Tight bounds using Hankel Matrix for Arithmetic Circuits with Unique Parse Trees

Monday 14:45 -- 15:15

We establish a fruitful correspondance between Algebraic Branching Programs (ABPs) and weighted automata on words in the first place, and then between Unique Parse Tree (UPT) circuits and weighted automata on trees. We then obtain tight bounds for such circuits, using well known minimisation theorems on wieghted automata. For words and APBs, we obtain Nisan's celebrated result. For trees and UPT circuits, we obtain the first general tight bounds.

(Joint work with Guillaume Lagarde and Nathanaël Fijalkow.)

### Anamay Tengse

Hitting Sets for Circuits with Restricted Parse Trees

Tuesday 15:00 -- 15:30

Algebraic branching programs (ABPs) characterize iteratively multiplying matrices that have linear polynomials as their entries. In terms of computational power, ABPs are believed to lie strictly between algebraic formulas and circuits. Although this is not known to be true in the general setting, progress has been made with certain restrictions. In the non-commutative setting, where the variables do not commute, exponential separations are known between ABPs and circuits.

Lagarde, Malod and Perifel [LMP'16] introduced a generalisation of the non-commutative ABPs, called unambiguous circuits. They showed that this model lies strictly between non-commutative ABPs and circuits. Their work along with that of Lagarde, Limaye and Srinivasan [LLS'17] answers the polynomial identity testing (PIT) question for unambiguous circuits in what is called the white-box regime.
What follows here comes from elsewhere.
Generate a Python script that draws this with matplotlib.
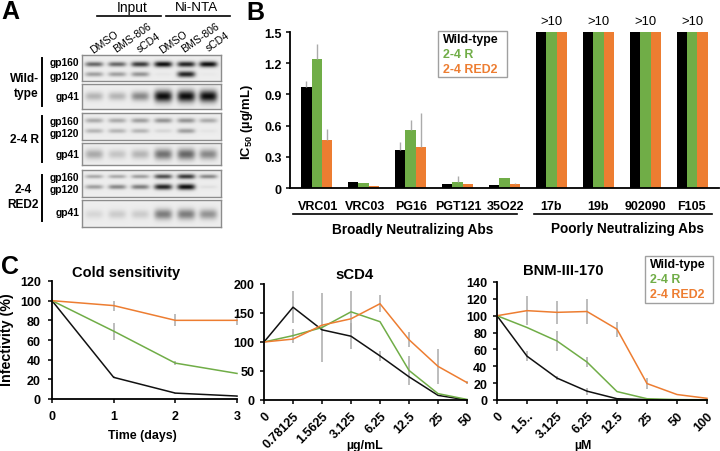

A white-box PIT algorithm is allowed to access the structure of the circuit and hence is an easier task than the black-box case, where one is allowed only evaluation access.

In this work we study the black-box case, showing that the black-box PIT techniques for non-commutative ABPs due to combined works of Agrawal, Gurjar, Korwar, Saxena and Thierauf [AGKS15][GKST15][GKS16] can be translated to the corresponding settings for unambiguous circuits.